While the Personal Data Protection (PDP) Bill awaits final enactment in Parliament, the non-personal data (NPD) committee released a report in January 2021 shedding light on the types of NPD that may be collected. It has delved into rights that may subsist in data. The PDP bill prescribes a consent-based model for collecting, storing, and processing personal data by all authorities. However, these laws throw up the issue of data equity.
Data equity is a broad term that incorporates an intricate design. It focuses on ways in which data is collected, assembled, stored, scrutinised, evaluated, processed, and distributed. Therefore, it can be classified into various facets of representation, access, use, and outcome. It urges us to consider the ways that data can reinforce stereotypes, aggravate concerns, or subvert fair treatment and stifle free choice.
Any discussion on equity presupposes an entity, stakeholder or a group of entities weaker than a more powerful group of similar stakeholders. This discussion brings in the question of power asymmetry between these different groups.
Data exchange involves individuals sharing their private information with organisations (government, social media and others), that collect, store and process it. Equity issues can, therefore, arise on this very collection, storage, processing and use of data.
The escalating accessibility and use of digital data mirror economic and human development. It has both political and practical connotations for the way people are perceived by the State and the private sector. The threat is that data-driven discrimination is advancing, but mechanisms to combat it are not.
The idea of data equity integrates myriad approaches, disciplines and concerns.
First, data equity has given rise to divergent interpretations of the interplay between data and social justice. Often, data equity can be perceived as a response to the social implications of data-driven technologies that have tended to address issues such as efficiency, security, privacy, and data protection to the exclusion of the data owners themselves.
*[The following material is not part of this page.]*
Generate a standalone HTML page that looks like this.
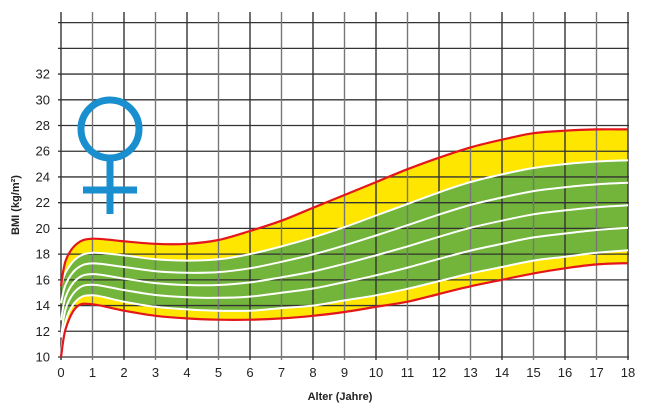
<!DOCTYPE html>
<html><head><meta charset="utf-8"><style>
html,body{margin:0;padding:0;background:#fff;width:670px;height:411px;overflow:hidden}
svg{display:block;font-family:"Liberation Sans",sans-serif}
</style></head><body>
<svg id="s" width="670" height="411" viewBox="0 0 670 411" xmlns="http://www.w3.org/2000/svg"></svg>
<script>
const X=a=>61+a*31.5, Y=v=>357-(v-10)*12.86;
const ages=[0,0.15,0.5,1,2,3,4,5,6,7,8,9,10,11,12,13,14,15,16,17,18];
const p97=[15.5,17.5,18.8,19.2,19.0,18.8,18.8,19.1,19.8,20.6,21.6,22.6,23.6,24.6,25.5,26.3,26.9,27.4,27.6,27.7,27.7];
const p90=[15.5,16.6,17.7,18.1,17.9,17.6,17.5,17.6,18.0,18.6,19.3,20.1,21.0,21.9,22.8,23.6,24.2,24.7,25.0,25.2,25.3];
const p10=[10.2,12.8,14.4,14.8,14.3,13.9,13.7,13.6,13.6,13.8,14.0,14.4,14.8,15.3,15.9,16.5,17.0,17.5,17.8,18.1,18.3];
const p3=[10.0,12.2,13.9,14.1,13.6,13.2,13.0,12.9,12.9,13.0,13.2,13.5,13.9,14.3,14.9,15.5,16.0,16.5,16.9,17.2,17.3];
function mix(a,b,t){return a.map((v,i)=>v+(b[i]-v)*t)}
function path(arr,rev){let pts=ages.map((a,i)=>[X(a),Y(arr[i])]);if(rev)pts=pts.reverse();
 let d=(rev?"L":"M")+pts[0][0].toFixed(1)+","+pts[0][1].toFixed(1);
 for(let i=0;i<pts.length-1;i++){const p0=pts[Math.max(0,i-1)],p1=pts[i],p2=pts[i+1],p3=pts[Math.min(pts.length-1,i+2)];
 const c1=[p1[0]+(p2[0]-p0[0])/6,p1[1]+(p2[1]-p0[1])/6],c2=[p2[0]-(p3[0]-p1[0])/6,p2[1]-(p3[1]-p1[1])/6];
 d+=`C${c1[0].toFixed(1)},${c1[1].toFixed(1)} ${c2[0].toFixed(1)},${c2[1].toFixed(1)} ${p2[0].toFixed(1)},${p2[1].toFixed(1)}`;}
 return d;}
let h="";
h+=`<path d="${path(p97)}${path(p3,true)}Z" fill="#ffe600"/>`;
h+=`<path d="${path(p90)}${path(p10,true)}Z" fill="#72b53a"/>`;
// grid
for(let v=10;v<=36;v+=2){h+=`<line x1="58" x2="629" y1="${Y(v)}" y2="${Y(v)}" stroke="#333" stroke-width="1.3"/>`;}
for(let a=0;a<=18;a++){h+=`<line x1="${X(a)}" x2="${X(a)}" y1="12" y2="360" stroke="${a%2?'#777':'#333'}" stroke-width="1.4"/>`;}
[p90,mix(p10,p90,0.75),mix(p10,p90,0.5),mix(p10,p90,0.25),p10].forEach(c=>{h+=`<path d="${path(c)}" fill="none" stroke="#fff" stroke-width="2"/>`});
h+=`<path d="${path(p97)}" fill="none" stroke="#e3161b" stroke-width="2.2"/>`;
h+=`<path d="${path(p3)}" fill="none" stroke="#e3161b" stroke-width="2.2"/>`;
for(let v=10;v<=32;v+=2){h+=`<text x="50" y="${Y(v)+4.5}" font-size="13" text-anchor="end" fill="#222">${v}</text>`;}
for(let a=0;a<=18;a++){h+=`<text x="${X(a)}" y="377" font-size="13" text-anchor="middle" fill="#222">${a}</text>`;}
h+=`<text x="340" y="400" font-size="11" font-weight="bold" text-anchor="middle" fill="#222">Alter (Jahre)</text>`;
h+=`<text transform="translate(19,205) rotate(-90)" font-size="11" font-weight="bold" text-anchor="middle" fill="#222">BMI (kg/m²)</text>`;
h+=`<circle cx="110" cy="129" r="29" fill="none" stroke="#1a8fd0" stroke-width="7"/>`;
h+=`<line x1="110" y1="158" x2="110" y2="214" stroke="#1a8fd0" stroke-width="7"/>`;
h+=`<line x1="83" y1="190" x2="137" y2="190" stroke="#1a8fd0" stroke-width="7"/>`;
document.getElementById("s").innerHTML=h;
</script>
</body></html>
Inferred data can be used to perpetuate existing inequities. The infamous data breach by Facebook-Cambridge Analytica was an eyeopener to the need for equity in data laws.
Second, data equity widens the terms of the debate in a “data-fied” society, for example the embedding and introduction of disparities, decision-making powered by biased data leading to ostracism of certain groups, disintegrating working conditions, or the dehumanisation of decision-making
Third, this discourse pushes digital infrastructure to engage more categorically with questions of inclusive power and responsible politics, in addition to established notions or principles of sovereignty, trust, accountability, governance and citizenship.
Fourth, a large part of the data that we share is personal. To ensure that this information is efficiently utilised, the laws must prescribe a mechanism that ensures representational equity, access equity, use equity, outcome equity, and feature equity. Decision-making based on biased data can fortify structural inequalities that have plagued governance systems for years.
Last, discourse on data equity has emerged at the intersection of activism and technology in which data is looked at as an avenue to revert or challenge dominant understandings of the world and social justice claims to refabricate avenues for counter-imaginaries.
Data has taken centre-stage in world economies. The government framework around data management is already devoid of trust. We should use data equity as a form of critique, a blueprint of how data-driven developments counter age-old struggles against social, economic, political-cultural, opportunities and skill inequality, suppression and abuse. Ensuring data equity serves as a critical avenue to seek reforms that can better endorse impartiality and justice.